— TASK —
Below are the records; collect from them each line containing the string "matplotlib".

##### DATA TO PROCESS

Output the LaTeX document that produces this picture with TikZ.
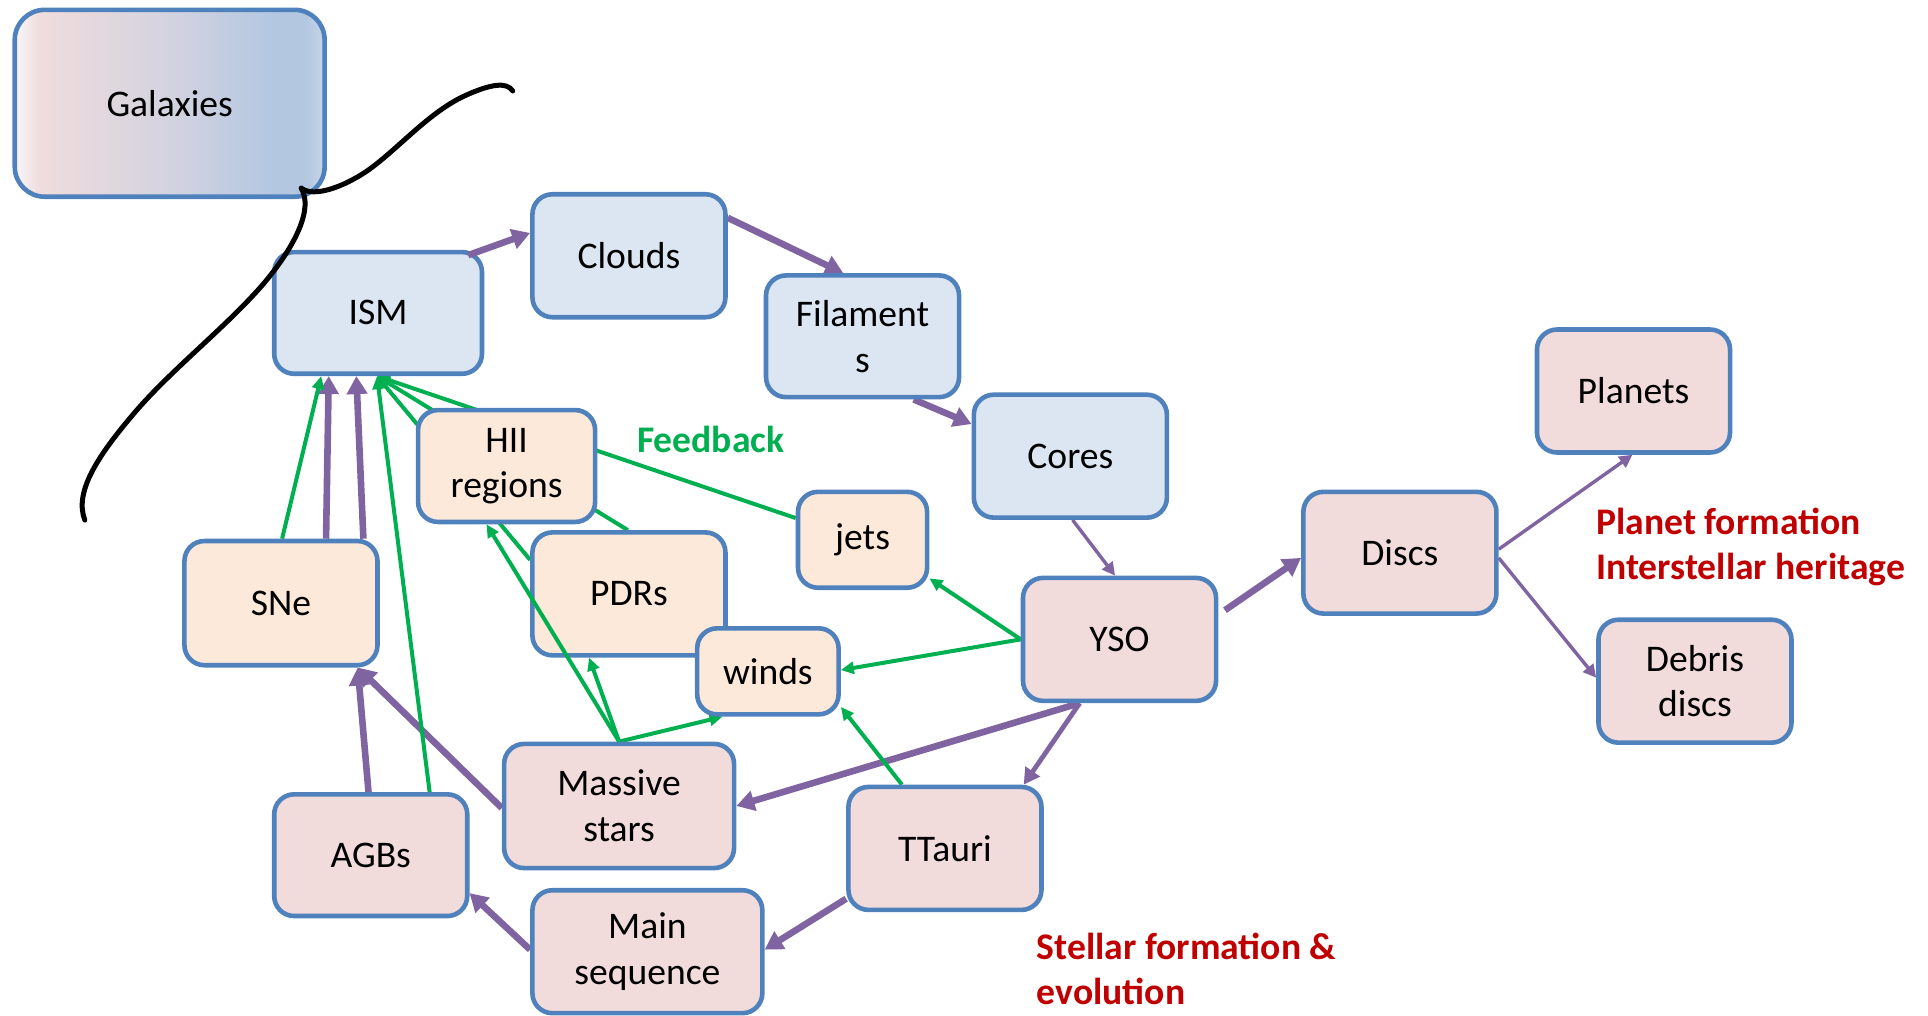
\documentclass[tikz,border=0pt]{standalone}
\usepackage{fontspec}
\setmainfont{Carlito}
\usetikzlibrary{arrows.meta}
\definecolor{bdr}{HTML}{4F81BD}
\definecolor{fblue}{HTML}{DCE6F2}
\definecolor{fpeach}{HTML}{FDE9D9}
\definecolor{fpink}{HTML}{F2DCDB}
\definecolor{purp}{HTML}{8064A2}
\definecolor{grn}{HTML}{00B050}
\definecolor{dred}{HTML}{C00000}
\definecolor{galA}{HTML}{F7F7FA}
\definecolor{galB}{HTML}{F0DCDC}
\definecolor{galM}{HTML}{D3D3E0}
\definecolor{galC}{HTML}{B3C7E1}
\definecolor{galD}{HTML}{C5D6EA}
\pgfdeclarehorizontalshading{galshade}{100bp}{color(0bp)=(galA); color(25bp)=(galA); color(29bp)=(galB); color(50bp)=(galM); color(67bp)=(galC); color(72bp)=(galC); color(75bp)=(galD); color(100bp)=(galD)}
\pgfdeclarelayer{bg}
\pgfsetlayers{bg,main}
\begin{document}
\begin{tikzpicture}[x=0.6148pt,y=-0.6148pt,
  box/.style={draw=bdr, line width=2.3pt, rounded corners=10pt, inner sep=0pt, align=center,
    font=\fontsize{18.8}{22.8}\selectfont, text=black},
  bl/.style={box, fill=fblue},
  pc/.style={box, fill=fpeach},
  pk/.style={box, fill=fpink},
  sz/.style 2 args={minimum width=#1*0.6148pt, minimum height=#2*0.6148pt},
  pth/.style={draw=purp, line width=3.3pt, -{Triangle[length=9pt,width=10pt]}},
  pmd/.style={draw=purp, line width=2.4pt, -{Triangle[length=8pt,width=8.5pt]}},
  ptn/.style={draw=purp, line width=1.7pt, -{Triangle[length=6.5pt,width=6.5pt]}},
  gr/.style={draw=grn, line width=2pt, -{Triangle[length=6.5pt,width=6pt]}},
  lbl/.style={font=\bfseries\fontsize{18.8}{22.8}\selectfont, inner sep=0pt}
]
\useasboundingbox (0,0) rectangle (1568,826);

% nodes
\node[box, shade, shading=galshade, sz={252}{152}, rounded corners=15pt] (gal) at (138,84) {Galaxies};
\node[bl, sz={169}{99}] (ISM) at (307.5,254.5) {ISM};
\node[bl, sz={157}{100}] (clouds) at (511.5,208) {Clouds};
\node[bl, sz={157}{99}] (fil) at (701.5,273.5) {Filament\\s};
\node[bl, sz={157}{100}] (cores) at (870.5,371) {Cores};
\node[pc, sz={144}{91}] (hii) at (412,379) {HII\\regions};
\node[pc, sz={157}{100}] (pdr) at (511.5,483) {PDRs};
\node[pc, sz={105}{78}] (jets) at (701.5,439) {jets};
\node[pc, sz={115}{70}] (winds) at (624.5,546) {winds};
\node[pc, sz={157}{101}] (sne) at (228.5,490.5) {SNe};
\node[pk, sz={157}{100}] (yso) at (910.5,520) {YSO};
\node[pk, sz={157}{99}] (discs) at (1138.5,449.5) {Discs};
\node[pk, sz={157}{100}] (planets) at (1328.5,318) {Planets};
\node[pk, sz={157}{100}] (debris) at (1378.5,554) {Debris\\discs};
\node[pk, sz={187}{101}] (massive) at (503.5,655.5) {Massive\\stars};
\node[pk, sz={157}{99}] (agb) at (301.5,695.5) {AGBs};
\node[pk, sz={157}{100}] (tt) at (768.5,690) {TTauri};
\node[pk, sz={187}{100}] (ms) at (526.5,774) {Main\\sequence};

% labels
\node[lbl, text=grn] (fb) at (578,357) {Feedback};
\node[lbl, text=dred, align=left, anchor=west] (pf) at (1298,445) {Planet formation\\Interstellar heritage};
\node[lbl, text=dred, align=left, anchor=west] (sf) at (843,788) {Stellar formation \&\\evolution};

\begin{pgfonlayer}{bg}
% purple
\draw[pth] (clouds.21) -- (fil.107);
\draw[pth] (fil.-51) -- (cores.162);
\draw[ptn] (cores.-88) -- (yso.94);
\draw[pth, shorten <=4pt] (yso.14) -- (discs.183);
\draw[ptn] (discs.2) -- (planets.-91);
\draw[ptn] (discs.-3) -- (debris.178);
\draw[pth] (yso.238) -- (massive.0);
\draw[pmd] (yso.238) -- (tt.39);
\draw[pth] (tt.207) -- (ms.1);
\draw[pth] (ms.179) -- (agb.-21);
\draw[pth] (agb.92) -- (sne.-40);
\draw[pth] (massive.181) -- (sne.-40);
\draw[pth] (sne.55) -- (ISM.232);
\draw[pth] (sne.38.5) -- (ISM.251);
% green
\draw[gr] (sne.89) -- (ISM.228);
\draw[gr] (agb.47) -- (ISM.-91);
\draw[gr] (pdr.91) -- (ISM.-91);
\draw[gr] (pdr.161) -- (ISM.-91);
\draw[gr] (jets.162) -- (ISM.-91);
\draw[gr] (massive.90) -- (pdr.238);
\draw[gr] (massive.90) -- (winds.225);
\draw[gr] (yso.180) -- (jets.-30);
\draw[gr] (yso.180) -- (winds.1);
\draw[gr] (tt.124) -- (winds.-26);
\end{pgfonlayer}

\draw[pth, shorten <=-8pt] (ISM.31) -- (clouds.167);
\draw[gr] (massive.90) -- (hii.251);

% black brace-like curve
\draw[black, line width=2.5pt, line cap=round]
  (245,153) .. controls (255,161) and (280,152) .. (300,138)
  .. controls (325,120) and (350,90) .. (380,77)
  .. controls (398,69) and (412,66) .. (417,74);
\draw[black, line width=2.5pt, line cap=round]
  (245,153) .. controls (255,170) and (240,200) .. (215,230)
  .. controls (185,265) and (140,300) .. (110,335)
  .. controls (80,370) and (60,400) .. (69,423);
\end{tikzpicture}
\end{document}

##########
##### DATA TO PROCESS

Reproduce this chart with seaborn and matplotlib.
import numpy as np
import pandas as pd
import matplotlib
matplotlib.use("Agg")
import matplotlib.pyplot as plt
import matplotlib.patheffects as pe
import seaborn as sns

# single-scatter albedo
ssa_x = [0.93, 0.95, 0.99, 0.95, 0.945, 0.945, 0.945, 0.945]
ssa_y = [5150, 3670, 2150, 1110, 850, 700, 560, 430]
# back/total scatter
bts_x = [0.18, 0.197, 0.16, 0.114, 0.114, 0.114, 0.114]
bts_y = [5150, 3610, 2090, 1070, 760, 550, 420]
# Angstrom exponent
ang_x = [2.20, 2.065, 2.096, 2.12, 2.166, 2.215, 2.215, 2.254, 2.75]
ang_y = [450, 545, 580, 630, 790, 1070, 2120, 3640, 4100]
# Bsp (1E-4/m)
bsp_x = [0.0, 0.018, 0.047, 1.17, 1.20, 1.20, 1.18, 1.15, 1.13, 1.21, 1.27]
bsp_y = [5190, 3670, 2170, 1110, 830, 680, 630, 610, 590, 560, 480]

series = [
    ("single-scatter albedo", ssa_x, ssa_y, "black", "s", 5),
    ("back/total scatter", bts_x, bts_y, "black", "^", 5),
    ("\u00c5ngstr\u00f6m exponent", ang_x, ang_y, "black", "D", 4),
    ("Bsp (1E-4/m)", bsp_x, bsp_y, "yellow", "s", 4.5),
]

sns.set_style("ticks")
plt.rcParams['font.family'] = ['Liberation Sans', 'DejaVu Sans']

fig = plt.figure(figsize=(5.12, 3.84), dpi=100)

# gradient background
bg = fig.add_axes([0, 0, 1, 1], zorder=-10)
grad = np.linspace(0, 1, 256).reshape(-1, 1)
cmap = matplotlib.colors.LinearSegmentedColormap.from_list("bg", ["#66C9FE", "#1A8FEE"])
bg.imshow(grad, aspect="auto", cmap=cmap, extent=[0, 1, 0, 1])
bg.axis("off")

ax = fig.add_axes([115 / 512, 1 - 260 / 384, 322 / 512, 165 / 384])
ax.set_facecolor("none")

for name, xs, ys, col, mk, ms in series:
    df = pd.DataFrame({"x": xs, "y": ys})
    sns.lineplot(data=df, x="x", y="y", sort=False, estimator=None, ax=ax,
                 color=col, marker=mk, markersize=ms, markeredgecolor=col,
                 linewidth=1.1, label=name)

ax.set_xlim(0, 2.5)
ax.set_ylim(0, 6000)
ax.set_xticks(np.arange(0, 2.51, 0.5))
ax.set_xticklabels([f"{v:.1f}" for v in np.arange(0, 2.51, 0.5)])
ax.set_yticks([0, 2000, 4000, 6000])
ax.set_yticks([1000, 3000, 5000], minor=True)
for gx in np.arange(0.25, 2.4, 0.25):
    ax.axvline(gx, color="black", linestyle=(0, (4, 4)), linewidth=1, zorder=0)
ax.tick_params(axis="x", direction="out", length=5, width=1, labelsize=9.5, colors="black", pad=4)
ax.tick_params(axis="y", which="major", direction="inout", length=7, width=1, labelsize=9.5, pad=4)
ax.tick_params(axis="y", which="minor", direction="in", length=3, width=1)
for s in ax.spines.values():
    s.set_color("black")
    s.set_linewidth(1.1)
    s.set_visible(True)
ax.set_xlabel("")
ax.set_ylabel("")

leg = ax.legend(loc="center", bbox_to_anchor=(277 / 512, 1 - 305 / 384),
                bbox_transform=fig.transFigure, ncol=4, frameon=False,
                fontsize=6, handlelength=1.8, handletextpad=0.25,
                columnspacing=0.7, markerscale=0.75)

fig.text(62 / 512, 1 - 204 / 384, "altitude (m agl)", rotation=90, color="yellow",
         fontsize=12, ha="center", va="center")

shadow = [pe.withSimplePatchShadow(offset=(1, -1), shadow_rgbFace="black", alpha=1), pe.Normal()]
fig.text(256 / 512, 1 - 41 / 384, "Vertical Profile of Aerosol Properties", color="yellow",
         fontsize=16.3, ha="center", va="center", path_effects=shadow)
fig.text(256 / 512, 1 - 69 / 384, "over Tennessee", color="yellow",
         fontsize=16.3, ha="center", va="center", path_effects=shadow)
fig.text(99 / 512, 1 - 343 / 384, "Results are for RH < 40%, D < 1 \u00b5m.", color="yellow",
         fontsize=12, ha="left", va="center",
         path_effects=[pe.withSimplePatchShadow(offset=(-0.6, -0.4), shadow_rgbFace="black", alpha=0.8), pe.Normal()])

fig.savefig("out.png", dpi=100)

##########
##### DATA TO PROCESS

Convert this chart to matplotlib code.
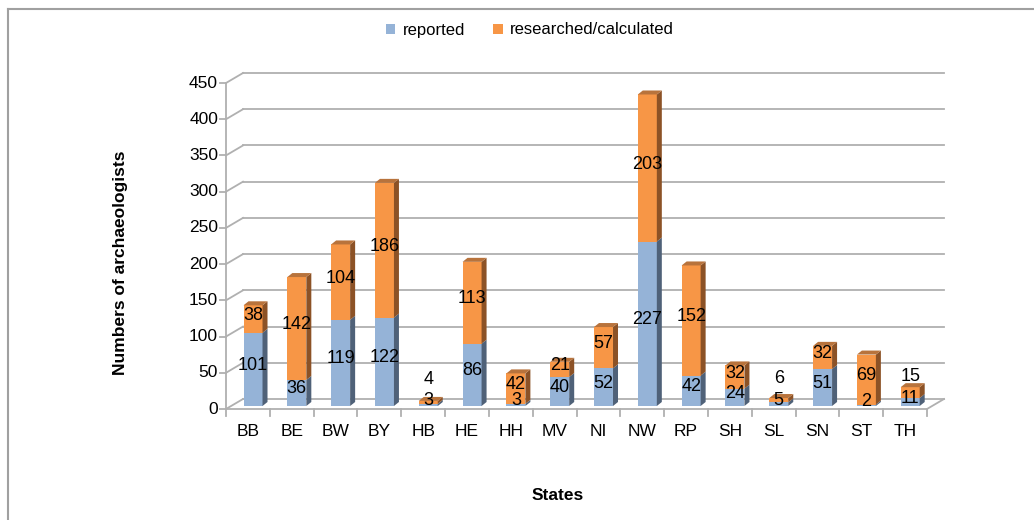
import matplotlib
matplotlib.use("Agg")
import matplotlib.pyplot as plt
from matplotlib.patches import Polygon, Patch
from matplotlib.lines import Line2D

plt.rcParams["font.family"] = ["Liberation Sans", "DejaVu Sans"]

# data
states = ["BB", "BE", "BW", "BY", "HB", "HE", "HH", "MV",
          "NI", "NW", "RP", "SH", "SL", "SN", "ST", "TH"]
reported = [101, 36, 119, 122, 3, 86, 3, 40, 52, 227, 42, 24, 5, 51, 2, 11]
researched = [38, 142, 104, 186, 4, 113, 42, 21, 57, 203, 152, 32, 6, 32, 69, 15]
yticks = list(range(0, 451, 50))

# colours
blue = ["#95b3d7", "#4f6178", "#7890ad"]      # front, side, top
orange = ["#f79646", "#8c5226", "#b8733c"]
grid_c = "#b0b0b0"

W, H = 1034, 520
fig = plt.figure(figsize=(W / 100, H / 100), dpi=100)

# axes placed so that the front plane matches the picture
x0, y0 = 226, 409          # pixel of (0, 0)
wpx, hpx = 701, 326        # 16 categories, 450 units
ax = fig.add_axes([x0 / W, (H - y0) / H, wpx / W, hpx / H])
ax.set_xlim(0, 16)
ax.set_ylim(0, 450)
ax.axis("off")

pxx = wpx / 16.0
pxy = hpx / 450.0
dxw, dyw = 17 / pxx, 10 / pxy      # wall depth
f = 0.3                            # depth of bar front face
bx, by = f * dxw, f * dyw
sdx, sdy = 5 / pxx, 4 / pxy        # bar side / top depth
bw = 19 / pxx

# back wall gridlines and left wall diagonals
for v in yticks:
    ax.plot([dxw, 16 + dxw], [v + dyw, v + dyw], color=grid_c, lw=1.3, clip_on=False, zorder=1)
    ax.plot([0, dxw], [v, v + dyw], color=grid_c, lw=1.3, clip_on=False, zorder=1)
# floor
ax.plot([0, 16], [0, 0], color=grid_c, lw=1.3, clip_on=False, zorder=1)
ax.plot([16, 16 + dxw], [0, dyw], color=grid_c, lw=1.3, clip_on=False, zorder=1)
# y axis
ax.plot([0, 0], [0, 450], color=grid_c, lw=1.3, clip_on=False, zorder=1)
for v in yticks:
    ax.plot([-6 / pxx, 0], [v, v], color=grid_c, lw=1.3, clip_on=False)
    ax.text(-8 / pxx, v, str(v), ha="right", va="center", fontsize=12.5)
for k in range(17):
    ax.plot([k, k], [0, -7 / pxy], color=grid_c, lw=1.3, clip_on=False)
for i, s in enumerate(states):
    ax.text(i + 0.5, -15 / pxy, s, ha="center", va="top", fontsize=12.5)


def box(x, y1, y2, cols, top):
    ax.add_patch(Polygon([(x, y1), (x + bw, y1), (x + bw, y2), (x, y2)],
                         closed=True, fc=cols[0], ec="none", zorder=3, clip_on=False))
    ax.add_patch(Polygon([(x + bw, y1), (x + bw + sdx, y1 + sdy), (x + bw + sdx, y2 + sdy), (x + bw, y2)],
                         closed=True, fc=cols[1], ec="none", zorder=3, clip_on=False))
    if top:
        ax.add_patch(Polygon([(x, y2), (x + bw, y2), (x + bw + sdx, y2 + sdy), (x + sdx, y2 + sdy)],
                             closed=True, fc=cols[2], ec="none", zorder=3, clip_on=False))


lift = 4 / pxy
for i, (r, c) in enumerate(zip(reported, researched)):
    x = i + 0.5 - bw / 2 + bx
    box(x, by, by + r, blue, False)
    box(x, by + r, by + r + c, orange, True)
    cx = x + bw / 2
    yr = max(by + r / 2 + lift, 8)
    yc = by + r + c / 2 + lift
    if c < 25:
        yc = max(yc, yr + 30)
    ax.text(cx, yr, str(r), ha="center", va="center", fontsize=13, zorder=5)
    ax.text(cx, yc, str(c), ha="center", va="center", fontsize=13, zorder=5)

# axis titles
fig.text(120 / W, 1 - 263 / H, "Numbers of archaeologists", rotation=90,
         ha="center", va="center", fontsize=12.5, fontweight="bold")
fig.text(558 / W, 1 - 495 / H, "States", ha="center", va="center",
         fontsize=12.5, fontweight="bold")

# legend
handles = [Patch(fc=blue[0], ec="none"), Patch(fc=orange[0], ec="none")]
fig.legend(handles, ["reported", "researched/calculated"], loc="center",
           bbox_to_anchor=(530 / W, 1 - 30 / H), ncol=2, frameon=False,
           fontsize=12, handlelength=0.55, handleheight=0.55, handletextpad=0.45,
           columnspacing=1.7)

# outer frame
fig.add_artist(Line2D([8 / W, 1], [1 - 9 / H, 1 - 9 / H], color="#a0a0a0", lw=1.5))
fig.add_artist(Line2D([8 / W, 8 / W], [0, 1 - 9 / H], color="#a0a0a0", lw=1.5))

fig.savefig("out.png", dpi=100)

##########

— TASK RESPONSE —
Reproduce this chart with seaborn and matplotlib.
import matplotlib
matplotlib.use("Agg")
import matplotlib.pyplot as plt
import matplotlib.patheffects as pe
cmap = matplotlib.colors.LinearSegmentedColormap.from_list("bg", ["#66C9FE", "#1A8FEE"])
Convert this chart to matplotlib code.
import matplotlib
matplotlib.use("Agg")
import matplotlib.pyplot as plt
from matplotlib.patches import Polygon, Patch
from matplotlib.lines import Line2D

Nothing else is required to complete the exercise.